When Louise Huuki arrived at Temple in 2014, she was a member of the cross country team. But when she graduates in May, the senior will have spent the past three seasons as a rower.
Huuki, a 5-foot-5-inch senior from Doylestown, Pennsylvania, joined the rowing team in the spring semester of her sophomore year and feels like she has steadily improved since then. To open the Spring 2018 season on March 24, Huuki competed in the Varsity 8 boat, the top boat on the team.
Huuki helped the Varsity 8 boat split a pair of races against Boston College and the University of North Carolina on the Schuylkill. The Owls’ Varsity 8 boat beat Boston College by more than five seconds. On Saturday, Huuki and the Varsity 8 boat finished second in a six-team race on the Schuylkill in the Murphy Cup.
“When I first joined the team, I was in the novice boat with a lot of other girls who had walked on,” Huuki said. “It made sense for me to be there then, but because of the improvements I’ve made, I’ve seen a big jump up in my team ranking. It’s been exciting and it’s nice to know that I have a solid shot at being in the V8 for the rest of the season.”
Before college, Huuki had no rowing experience.
Huuki ran cross country at Central Bucks East High School in Doylestown, Pennsylvania. She qualified for state competition in three high school seasons.
But Huuki had to give up running because of injuries to her knees and achilles at Temple.
She ran in four events in 2014, and she competed in the first three races in 2015. But then she missed three of the next four events, including the American Athletic Conference race. It hurt to quit the cross country team, Huuki said.
“I was never quite able to hit the times that I had been so used to hitting in high school,” Huuki said. “At the start of my sophomore year, I was really struggling with keeping up with the mileage as a whole.”
Cross country coach James Snyder wasn’t surprised by Huuki’s choice to leave the team.
Huuki always had a great relationship with her teammates, Snyder said, but she had trouble keeping up with the rest of the team because of injuries.
He added that it’s common for female runners to struggle to maintain times they made when they were younger because their bodies change as they grow.
“I think Louise was someone who was dealing with all of that and had injuries as a result,” Snyder said. “So, when she came in, she was never really able to train healthy during her freshman year with us.”
Despite the injuries, Huuki said she didn’t want to give up on having the student-athlete experience she expected at Temple.
“I remember when she had expressed an interest in trying to do rowing, coach Rebecca [Smith Grzybowski] had reached out to me to see what Louise was like,” Snyder said. “Obviously, I gave a glowing endorsement of who she was as a person. It’s really nice that she was able to continue her athletic pursuits and succeed as well.”
Huuki attributed her improvement on the water to her willingness to work on her form. When she first joined the team, she didn’t even know how to row, she said.

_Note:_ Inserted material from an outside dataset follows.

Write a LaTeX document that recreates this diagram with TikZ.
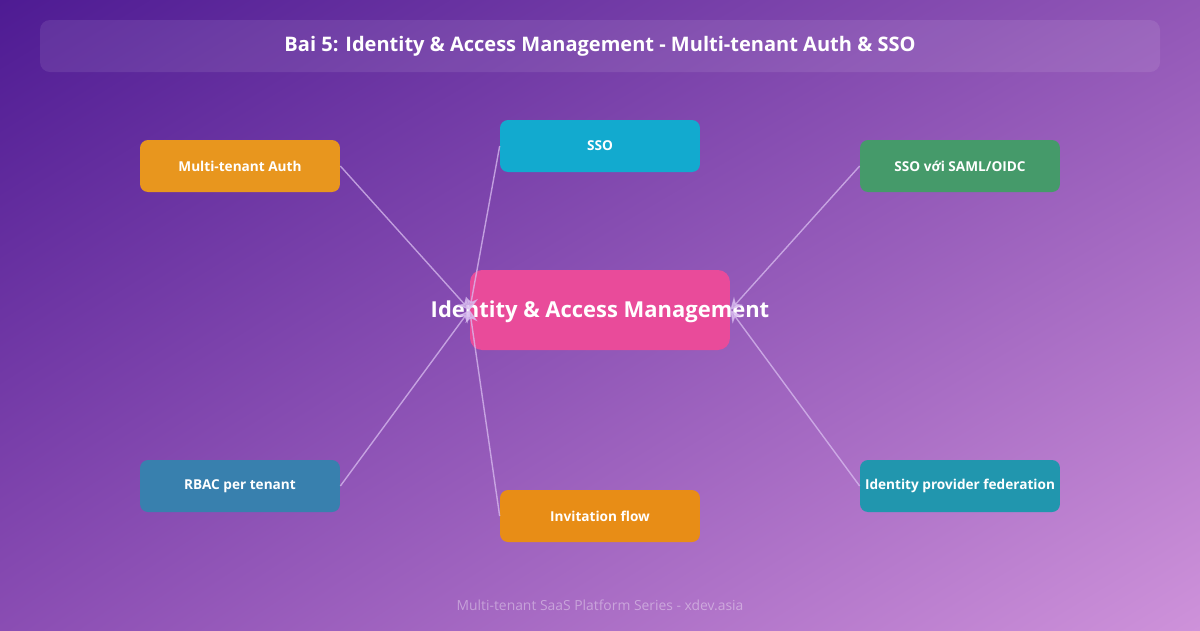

Huuki also needed to get used to the different impact that rowing has on her body. The legs, feet and ankles are heavily impacted while running, but rowing doesn’t take as much of a toll on joints and uses several different muscles, she said.
In her first few months, she focused on combining fitness with technique, she said.
“A lot of the workouts and training routines were similar to running in my eyes,” Huuki said. “So, while I was learning a completely new sport, it wasn’t a huge transition.”
“Dealing with everything four years ago wasn’t fun,” she added. “I wasn’t enjoying myself. It worked out well though, because mentally and physically, I’m in a really healthy position right now.”